SAN GIULIANO MILANESE — Una giornata della
memoria dal sapore amaro quella celebrata ieri dagli studenti
sangiulianesi, piccoli testimoni del dolore di un grande uomo: Aldo
Lotti. Protagonista dell'orrore vissuto nei campi di concentramento
nazisti.
E così per un giorno la storia di un deportato si è intrecciata con
quella dei giovani sangiulianesi, presenti al consiglio comunale dei
ragazzi. «Se capire è impossibile, ricordare è necessario»
scriveva Primo Levi, voce narrante di quella che è stata la brutalità
dei campi di sterminio; ricordare per non disperdere nel vento la
memoria di quei terribili anni. «Voi avete il dovere di ricordare —
è il messaggio portato ai ragazzi dal presidente provinciale dell'Anpi,
Elio Oggioni —, perché la memoria è sempre in divenire come la
propria coscienza. Certi ricordi si trasformano, ma non scompaiono e
formano la memoria di oggi». E oggi, più che mai, il passaggio alle
nuove generazioni di questo capitolo nero della storia è
fondamentale, per non perdere il valore degli uomini morti ammazzati
nei campi di sterminio.
Non solo Ebrei: nei campi sono stati sterminati più di 30 mila
testimoni di Geova. E con loro anche omosessuali, politici e uomini
contrari all'idea del regime.
«Questo consiglio comunale inaugura un ciclo di incontri nati
dall'esigenza dei ragazzi — spiega Giovana Bugada, assessore alle
politiche giovanili —, per approfondire i contenuti della
Convenzione per i diritti dell'infanzia di New York.

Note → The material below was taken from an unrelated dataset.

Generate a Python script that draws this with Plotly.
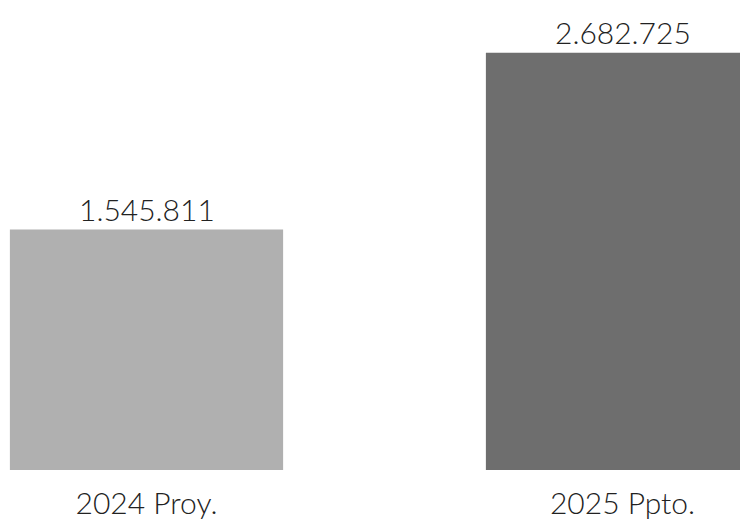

E la giornata
della memoria cercherà di approfondire il rispetto dell'altro, per
vedere tutelati i diritti di tutti».
Oltre cento ragazzi hanno partecipato al consiglio comunale aperto,
provenienti da tutte le scuole sangiulianesi per ascoltare,
direttamente dai protagonisti di quei difficile giorni, la storia
dell'Olocausto. Hanno ascoltato attentamente, si sono chiesti «come
si può uccidere un uomo», «cosa provavano i nazisti a torturare le
loro vittime», ma soprattutto hanno domandando ad Aldo Lotti se i
suoi aguzzini «avevano un cuore».
Domande semplici e dirette fatte da chi vuole capire i motivi di una
storia raccontata dai grandi, che appare ai loro occhi senza ragione.
E la risposta è sempre la stessa: difficile capire, necessario
ricordare. «Avete detto che bisogna ricordare — dicono i ragazzi
—, ma chi è stato in un campo di concentramento non vuole
dimenticare?». Si, ma dimenticare non è possibile. E le lacrime di
commozione versate ieri da Aldo Lotti, ne sono la prova.
«Quello che accadeva nei campi di concentramento era così terribile
— continua Elio Oggioni — che anche le S.S. dicevano ai
prigionieri che, se lo avessero raccontato, nessuno ci avrebbe creduto».
Perché solo un pazzo può «scavare fosse per uomini e donne ancora
vivi, gettare nei forni crematori persone che si muovono ancora —
ricorda con dolore Aldo Lotti — e torturare con quella ferocia». E
i ragazzi hanno voluto sapere, con la lucida curiosità dei giovani.
Tantissime le domande pronunciate davanti ai microfoni: per capire
come è stato il rientro a casa, cosa si provava a essere schiacciati
dalla follia e perché tanta ferocia scatenata contro gli ebrei. «Le
leggi razziali in Italia non sono state migliori di quelle tedesche
— ha spiegato Oggioni —: sono state severissime, senza tenere
conto delle differenze della religione ebraica».